→ Exercise aim
Below are some records: retype them all exactly, but not the pictures.

→ Data lines
'''
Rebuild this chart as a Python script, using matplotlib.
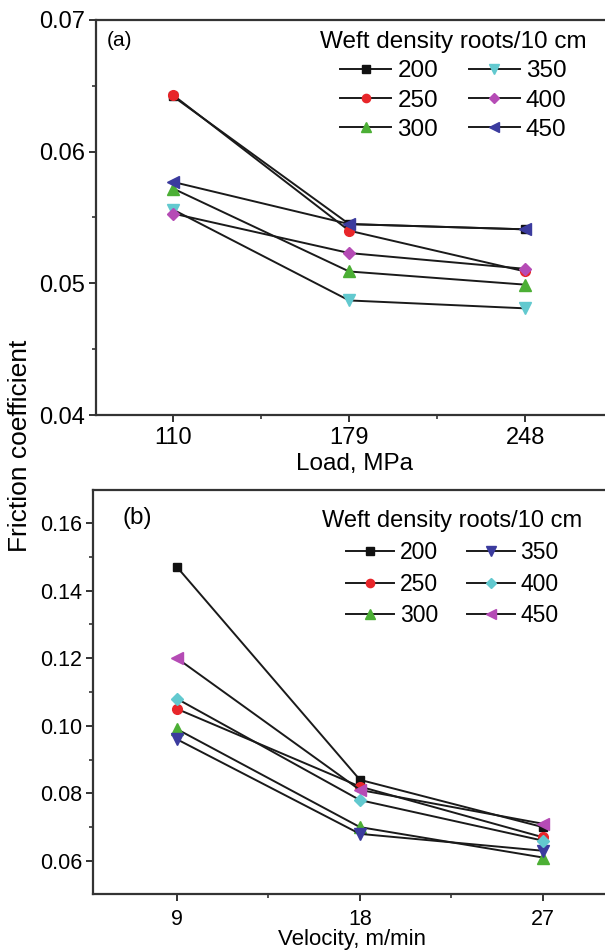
import matplotlib
matplotlib.use("Agg")
import matplotlib.pyplot as plt
from matplotlib.ticker import MultipleLocator, FormatStrFormatter, FixedLocator

plt.rcParams['font.family'] = ['Liberation Sans', 'DejaVu Sans']

# ---------------- data ----------------
densities = ["200", "250", "300", "350", "400", "450"]

load = [110, 179, 248]
fric_load = {
    "200": [0.0642, 0.0545, 0.0541],
    "250": [0.0643, 0.0540, 0.0509],
    "300": [0.0572, 0.0509, 0.0499],
    "350": [0.0556, 0.0487, 0.0481],
    "400": [0.0553, 0.0523, 0.0511],
    "450": [0.0577, 0.0545, 0.0541],
}

velocity = [9, 18, 27]
fric_vel = {
    "200": [0.147, 0.084, 0.070],
    "250": [0.105, 0.082, 0.067],
    "300": [0.099, 0.070, 0.061],
    "350": [0.096, 0.068, 0.063],
    "400": [0.108, 0.078, 0.066],
    "450": [0.120, 0.081, 0.071],
}

# ---------------- styles ----------------
BLACK = "#111111"
RED = "#e8262a"
GREEN = "#4caf35"
CYAN = "#62c9cf"
MAGENTA = "#b54bb5"
NAVY = "#3b3b9e"

style_a = {
    "200": ("s", BLACK), "250": ("o", RED), "300": ("^", GREEN),
    "350": ("v", CYAN), "400": ("D", MAGENTA), "450": ("<", NAVY),
}
style_b = {
    "200": ("s", BLACK), "250": ("o", RED), "300": ("^", GREEN),
    "350": ("v", NAVY), "400": ("D", CYAN), "450": ("<", MAGENTA),
}
msize = {"s": 6, "o": 7, "^": 8, "v": 8, "D": 6, "<": 8}

W, H = 605, 951
fig = plt.figure(figsize=(W / 100, H / 100), dpi=100)

def px_axes(l, t, r, b):
    return fig.add_axes([l / W, 1 - b / H, (r - l) / W, (b - t) / H])

ax1 = px_axes(96, 20, 612, 415)
ax2 = px_axes(93, 490, 612, 894)

SPINE = "#333333"

def draw(ax, xs, data, styles, xlim, ylim, xticks, major_y, minor_y, fs_tick, xpad):
    for d in densities:
        m, c = styles[d]
        ax.plot(xs, data[d], color="#1a1a1a", lw=1.4, marker=m, ms=msize[m],
                mfc=c, mec=c, label=d, zorder=3)
    ax.set_xlim(*xlim)
    ax.set_ylim(*ylim)
    ax.xaxis.set_major_locator(FixedLocator(xticks))
    mids = [(xticks[i] + xticks[i + 1]) / 2 for i in range(len(xticks) - 1)]
    ax.xaxis.set_minor_locator(FixedLocator(mids))
    ax.set_xticklabels([str(x) for x in xticks])
    ax.yaxis.set_major_locator(MultipleLocator(major_y))
    ax.yaxis.set_minor_locator(MultipleLocator(minor_y))
    ax.yaxis.set_major_formatter(FormatStrFormatter("%.2f"))
    for s in ax.spines.values():
        s.set_color(SPINE)
        s.set_linewidth(1.6)
    ax.tick_params(which="major", direction="out", length=5, width=1.4,
                   color=SPINE, labelsize=fs_tick, pad=3)
    ax.tick_params(axis="x", which="major", pad=xpad)
    ax.tick_params(which="minor", direction="out", length=3, width=1.2,
                   color=SPINE)
    ax.tick_params(axis="x", which="both", top=False)
    ax.tick_params(axis="y", which="both", right=False)

draw(ax1, load, fric_load, style_a, (79.8, 282.0), (0.04, 0.07), load,
     0.01, 0.005, 17, 3.5)
draw(ax2, velocity, fric_vel, style_b, (4.87, 30.4), (0.0502, 0.1698), velocity,
     0.02, 0.01, 15.5, 6)

leg_kw = dict(ncol=2, frameon=False, loc="upper right", borderpad=0,
              borderaxespad=0, handlelength=2.1, handletextpad=0.25,
              columnspacing=1.25, markerscale=0.85)
ax1.legend(title="Weft density roots/10 cm", bbox_to_anchor=(0.951, 0.972),
           fontsize=17.5, title_fontsize=17.5, labelspacing=0.3, **leg_kw)
ax2.legend(title="Weft density roots/10 cm", bbox_to_anchor=(0.943, 0.950),
           fontsize=16.5, title_fontsize=17, labelspacing=0.38, **leg_kw)

fig.text(107 / W, 1 - 40 / H, "(a)", fontsize=15, ha="left", va="center")
fig.text(122 / W, 1 - 518 / H, "(b)", fontsize=17.5, ha="left", va="center")

fig.text(354 / W, 1 - 464 / H, "Load, MPa", fontsize=17.5, ha="center", va="center")
fig.text(352 / W, 1 - 940 / H, "Velocity, m/min", fontsize=16, ha="center", va="center")
fig.text(20 / W, 1 - 446 / H, "Friction coefficient", fontsize=19,
         rotation=90, ha="center", va="center")

fig.savefig("out.png", dpi=100)
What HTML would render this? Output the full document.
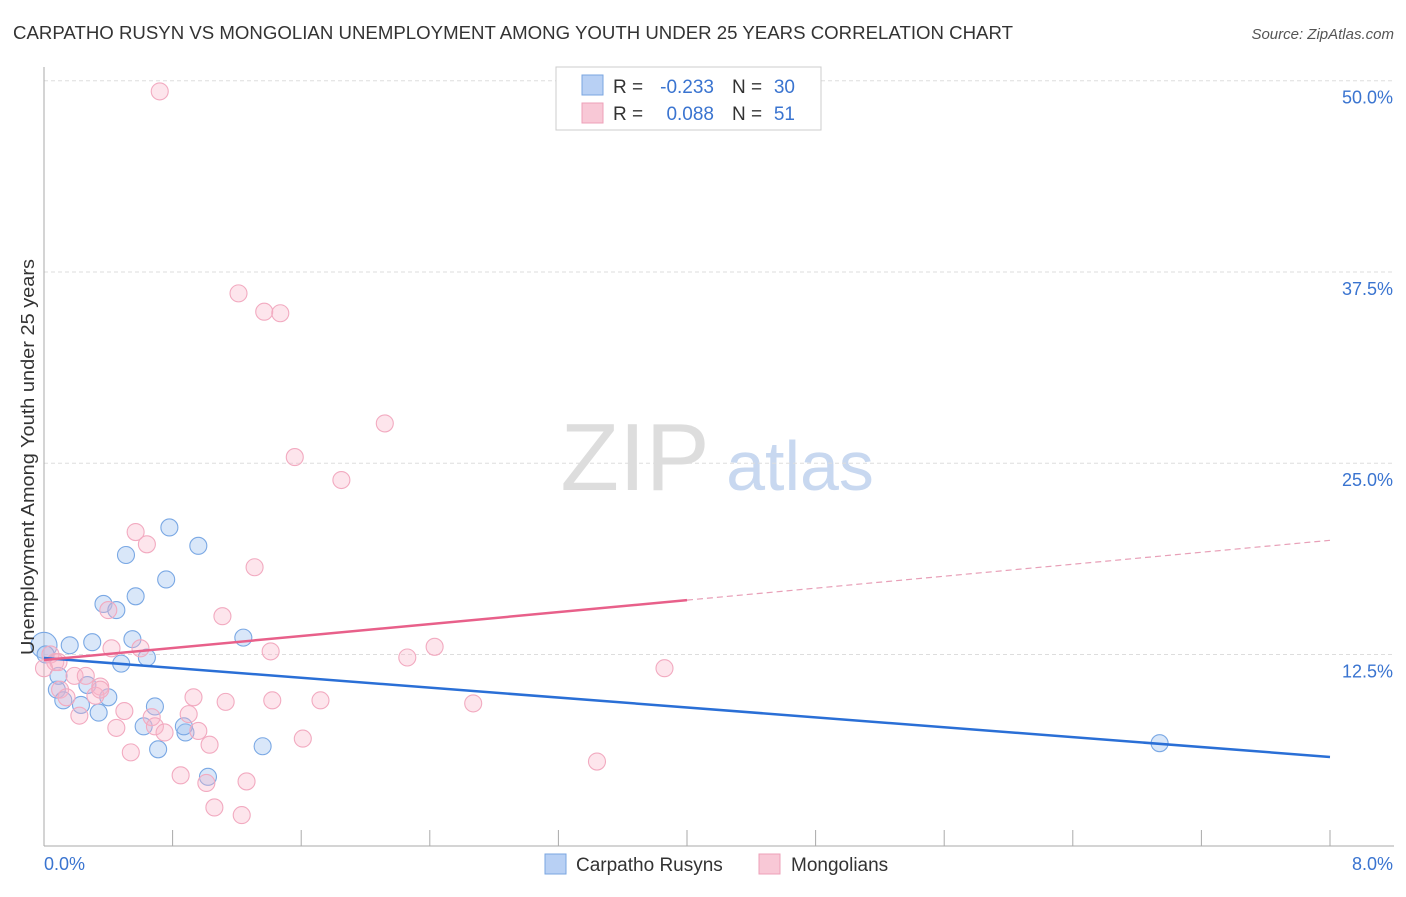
'''
→ Finished exercise
Rebuild this chart as a Python script, using matplotlib.
import matplotlib
matplotlib.use("Agg")
import matplotlib.pyplot as plt
from matplotlib.ticker import MultipleLocator, FormatStrFormatter, FixedLocator

plt.rcParams['font.family'] = ['Liberation Sans', 'DejaVu Sans']

# ---------------- data ----------------
densities = ["200", "250", "300", "350", "400", "450"]

load = [110, 179, 248]
fric_load = {
    "200": [0.0642, 0.0545, 0.0541],
    "250": [0.0643, 0.0540, 0.0509],
    "300": [0.0572, 0.0509, 0.0499],
    "350": [0.0556, 0.0487, 0.0481],
    "400": [0.0553, 0.0523, 0.0511],
    "450": [0.0577, 0.0545, 0.0541],
}

velocity = [9, 18, 27]
fric_vel = {
    "200": [0.147, 0.084, 0.070],
    "250": [0.105, 0.082, 0.067],
    "300": [0.099, 0.070, 0.061],
    "350": [0.096, 0.068, 0.063],
    "400": [0.108, 0.078, 0.066],
    "450": [0.120, 0.081, 0.071],
}

# ---------------- styles ----------------
BLACK = "#111111"
RED = "#e8262a"
GREEN = "#4caf35"
CYAN = "#62c9cf"
MAGENTA = "#b54bb5"
NAVY = "#3b3b9e"

style_a = {
    "200": ("s", BLACK), "250": ("o", RED), "300": ("^", GREEN),
    "350": ("v", CYAN), "400": ("D", MAGENTA), "450": ("<", NAVY),
}
style_b = {
    "200": ("s", BLACK), "250": ("o", RED), "300": ("^", GREEN),
    "350": ("v", NAVY), "400": ("D", CYAN), "450": ("<", MAGENTA),
}
msize = {"s": 6, "o": 7, "^": 8, "v": 8, "D": 6, "<": 8}

W, H = 605, 951
fig = plt.figure(figsize=(W / 100, H / 100), dpi=100)

def px_axes(l, t, r, b):
    return fig.add_axes([l / W, 1 - b / H, (r - l) / W, (b - t) / H])

ax1 = px_axes(96, 20, 612, 415)
ax2 = px_axes(93, 490, 612, 894)

SPINE = "#333333"

def draw(ax, xs, data, styles, xlim, ylim, xticks, major_y, minor_y, fs_tick, xpad):
    for d in densities:
        m, c = styles[d]
        ax.plot(xs, data[d], color="#1a1a1a", lw=1.4, marker=m, ms=msize[m],
                mfc=c, mec=c, label=d, zorder=3)
    ax.set_xlim(*xlim)
    ax.set_ylim(*ylim)
    ax.xaxis.set_major_locator(FixedLocator(xticks))
    mids = [(xticks[i] + xticks[i + 1]) / 2 for i in range(len(xticks) - 1)]
    ax.xaxis.set_minor_locator(FixedLocator(mids))
    ax.set_xticklabels([str(x) for x in xticks])
    ax.yaxis.set_major_locator(MultipleLocator(major_y))
    ax.yaxis.set_minor_locator(MultipleLocator(minor_y))
    ax.yaxis.set_major_formatter(FormatStrFormatter("%.2f"))
    for s in ax.spines.values():
        s.set_color(SPINE)
        s.set_linewidth(1.6)
    ax.tick_params(which="major", direction="out", length=5, width=1.4,
                   color=SPINE, labelsize=fs_tick, pad=3)
    ax.tick_params(axis="x", which="major", pad=xpad)
    ax.tick_params(which="minor", direction="out", length=3, width=1.2,
                   color=SPINE)
    ax.tick_params(axis="x", which="both", top=False)
    ax.tick_params(axis="y", which="both", right=False)

draw(ax1, load, fric_load, style_a, (79.8, 282.0), (0.04, 0.07), load,
     0.01, 0.005, 17, 3.5)
draw(ax2, velocity, fric_vel, style_b, (4.87, 30.4), (0.0502, 0.1698), velocity,
     0.02, 0.01, 15.5, 6)

leg_kw = dict(ncol=2, frameon=False, loc="upper right", borderpad=0,
              borderaxespad=0, handlelength=2.1, handletextpad=0.25,
              columnspacing=1.25, markerscale=0.85)
ax1.legend(title="Weft density roots/10 cm", bbox_to_anchor=(0.951, 0.972),
           fontsize=17.5, title_fontsize=17.5, labelspacing=0.3, **leg_kw)
ax2.legend(title="Weft density roots/10 cm", bbox_to_anchor=(0.943, 0.950),
           fontsize=16.5, title_fontsize=17, labelspacing=0.38, **leg_kw)

fig.text(107 / W, 1 - 40 / H, "(a)", fontsize=15, ha="left", va="center")
fig.text(122 / W, 1 - 518 / H, "(b)", fontsize=17.5, ha="left", va="center")

fig.text(354 / W, 1 - 464 / H, "Load, MPa", fontsize=17.5, ha="center", va="center")
fig.text(352 / W, 1 - 940 / H, "Velocity, m/min", fontsize=16, ha="center", va="center")
fig.text(20 / W, 1 - 446 / H, "Friction coefficient", fontsize=19,
         rotation=90, ha="center", va="center")

fig.savefig("out.png", dpi=100)
What HTML would render this? Output the full document.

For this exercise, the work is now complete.